翌1974年の『Living and Dying in 3/4 Time』と『A1A』、1975年の映画『Rancho Deluxe』(邦題『荒野にさすらう若者たち』)のサントラ・アルバム、1976年の『Havana Daydreamin’』など、立て続けにリリースしたアルバムが1977年の大ヒット・アルバム『Changes in Latitudes, Change in Attitudes』(邦題『きまぐれ航路』)の原動力となり、代表曲「Margaritaville」(邦題「魅惑のマルガリータヴィル」)をフィーチャーした同作は、カントリー・チャートで2位を記録し、プラチナ・アルバムに認定されました。

その後も、1978年の「Cheeseburger in Paradise」や「Livington Saturday Night」、1979年の「Fins」「Volcano」などのヒットが続き、2003年にカントリー・スターのアラン・ジャクソンとコラボした「It's Five O'Clock Somewhere」や、2011年にザック・ブラウン・バンドとコラボした「Knee Deep」が、USカントリー・チャートの第1位に輝きました。

バフェットは生涯で31枚のスタジオ・アルバムを発表し、今年の後半には32作目となる『Equal Strain on All Parts』をリリースする予定でした。
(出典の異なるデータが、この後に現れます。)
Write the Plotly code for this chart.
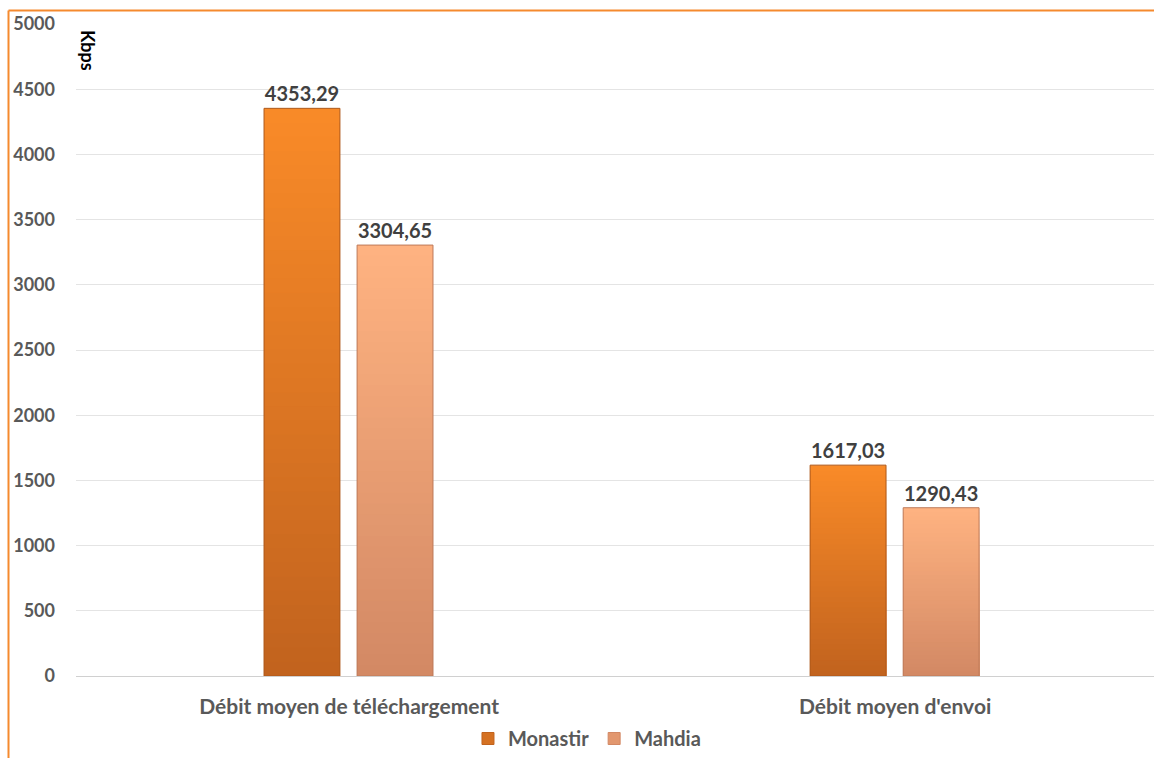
import plotly.graph_objects as go

categories = ["Débit moyen de téléchargement", "Débit moyen d'envoi"]
monastir = [4353.29, 1617.03]
mahdia = [3304.65, 1290.43]
series_names = ["Monastir", "Mahdia"]
y_ticks = [0, 500, 1000, 1500, 2000, 2500, 3000, 3500, 4000, 4500, 5000]

FONT = "Lato"
TICK_COLOR = "#595959"
LABEL_COLOR = "#404040"

# gradient colours (top, bottom) per series
grad = {
    "Monastir": ("#F98A28", "#C1631E"),
    "Mahdia": ("#FFB381", "#D28864"),
}

def hex2rgb(h):
    h = h.lstrip("#")
    return tuple(int(h[i:i + 2], 16) for i in (0, 2, 4))

def lerp(c1, c2, t):
    a, b = hex2rgb(c1), hex2rgb(c2)
    return "rgb(%d,%d,%d)" % tuple(round(a[i] + (b[i] - a[i]) * t) for i in range(3))

def fmt(v):
    return ("%.2f" % v).replace(".", ",")

BAR_W = 0.139
OFFSETS = [-0.1557, 0.0147]  # left edge of each bar relative to category center
N = 40

fig = go.Figure()
for s_idx, (name, vals) in enumerate(zip(series_names, [monastir, mahdia])):
    top, bottom = grad[name]
    # overlapping layers: full bar in top colour, then progressively shorter, darker bars
    for k in range(N):
        frac = (N - k) / N
        color = lerp(bottom, top, (N - k - 0.5) / N)
        is_top = k == 0
        fig.add_trace(go.Bar(
            x=categories,
            y=[v * frac for v in vals],
            width=BAR_W,
            offset=OFFSETS[s_idx],
            marker=dict(color=color, line=dict(width=0)),
            name=name,
            showlegend=False,
            hoverinfo="skip",
            text=[fmt(v) for v in vals] if is_top else None,
            textposition="outside" if is_top else "none",
            textfont=dict(family=FONT, size=20, color=LABEL_COLOR, weight="bold"),
            cliponaxis=False,
        ))
    # outline
    fig.add_trace(go.Bar(
        x=categories,
        y=vals,
        width=BAR_W,
        offset=OFFSETS[s_idx],
        marker=dict(color="rgba(0,0,0,0)",
                    line=dict(width=1, color=lerp(bottom, "#000000", 0.1))),
        name=name,
        showlegend=False,
        hoverinfo="skip",
    ))
    # legend entry
    fig.add_trace(go.Bar(
        x=[None], y=[None],
        marker=dict(color=lerp(bottom, top, 0.35), line=dict(width=1, color=bottom)),
        name=name,
        showlegend=True,
    ))

fig.update_layout(
    width=1154, height=758,
    barmode="overlay",
    paper_bgcolor="white",
    plot_bgcolor="white",
    margin=dict(l=76, r=0, t=24, b=80),
    font=dict(family=FONT, size=18, color=TICK_COLOR),
    showlegend=True,
    legend=dict(
        orientation="h",
        x=0.474, xanchor="center",
        y=-0.096, yanchor="middle",
        font=dict(family=FONT, size=20, color=TICK_COLOR, weight="bold"),
        itemwidth=30,
        traceorder="normal",
        bgcolor="rgba(0,0,0,0)",
    ),
    xaxis=dict(
        range=[-0.5, 1.474],
        showgrid=False,
        showline=False,
        zeroline=False,
        ticks="",
        ticklabelstandoff=16,
        tickfont=dict(family=FONT, size=21, color=TICK_COLOR, weight="bold"),
    ),
    yaxis=dict(
        range=[0, 5000],
        tickvals=y_ticks,
        showgrid=True,
        gridcolor="#E4E4E4",
        gridwidth=1,
        zeroline=True,
        zerolinecolor="#D0D0D0",
        zerolinewidth=1,
        showline=False,
        ticks="",
        ticklabelstandoff=20,
        tickfont=dict(family=FONT, size=18, color=TICK_COLOR, weight="bold"),
    ),
    annotations=[dict(
        text="Kbps",
        xref="paper", yref="paper",
        x=(88 - 76) / 1078, y=(678 - 50) / 654,
        xanchor="center", yanchor="middle",
        textangle=90,
        showarrow=False,
        font=dict(family=FONT, size=18, color="#000000", weight="bold"),
    )],
    shapes=[
        dict(type="line", xref="paper", yref="paper",
             x0=(8.5 - 76) / 1078, x1=1.2, y0=(678 - 10.5) / 654, y1=(678 - 10.5) / 654,
             line=dict(color="#F58A2E", width=2)),
        dict(type="line", xref="paper", yref="paper",
             x0=(8.5 - 76) / 1078, x1=(8.5 - 76) / 1078,
             y0=(678 - 10.5) / 654, y1=-0.2,
             line=dict(color="#F58A2E", width=2)),
    ],
)

fig.write_html(
    "out.html",
    config={"displayModeBar": False},
    post_script="document.body.style.margin='0';document.body.style.overflow='hidden';",
)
なお、最近バフェットとレコーディングしたポール・マッカートニーが、長い追悼コメントを発表しています。
「あまりにも多くの素晴らしい人々がこの世を去っていきますが、ジミー・バフェットもその中の一人です。ジミーとはしばらく前からの知り合いで、彼は最も親切で寛大な人でした。ある時、休暇中の僕がギターを持参するのを忘れ、弾きたくてうずうずしていた時、彼は自分のギターを使わせてくれると言ったのですが、僕が左利きだと伝えると、ジミーは自分のローディーにギターの弦を張り替えさせ、休暇の間貸してくれたのです。その後、彼はギターを作っている仲間の一人に頼み、僕のために美しい左利きのギターを作ってくれました。 それは美しい楽器で、そのギターを弾くたびに、ジミーがどれほど素晴らしい人物だったのかを思い出します。


彼には、人生に対する驚くべき欲望と美しいユーモアのセンスがありました。彼と昔話をした時、彼の話はとてもエキゾチックで劇的で、セーリング旅行やサーフィンの話など、刺激的な話があまりにもたくさんあり、彼についていくのが大変でした。最後の瞬間まで、彼の目はユーモアで輝き続け、『僕はこの世界が大好きで、この世のあらゆる瞬間を楽しむつもりだ』と言っていました。僕らの多くが、ジミーと彼の素晴らしいパーソナリティを惜しむことでしょう。

彼の最新曲の一つ “My Gummy Just Kicked In” に参加できて、とても嬉しかったです。 僕らのセッションは本当に楽しく、彼が聴かせてくれた新曲の中で特に気に入ったのは、“Bubbles Up” という曲で、曲が素晴らしかっただけでなく、ヴォーカルも僕がこれまでに聞いた彼の歌の中で最高だったと伝えました。彼は、ダイビングの水中訓練で使われるフレーズを人生の隠喩とし、混乱して自分がどこにいるのかわからない時は、ただ泡を追えば、泡が水面まで導いてくれると歌っていました。

さようなら、ジム。あなたはとても特別な人で、友人であり、あなたを知り、愛することができてとても光栄でした。Bubbles up, my friend 愛を込めて、ポール」

安らかなる眠りをお祈りいたします。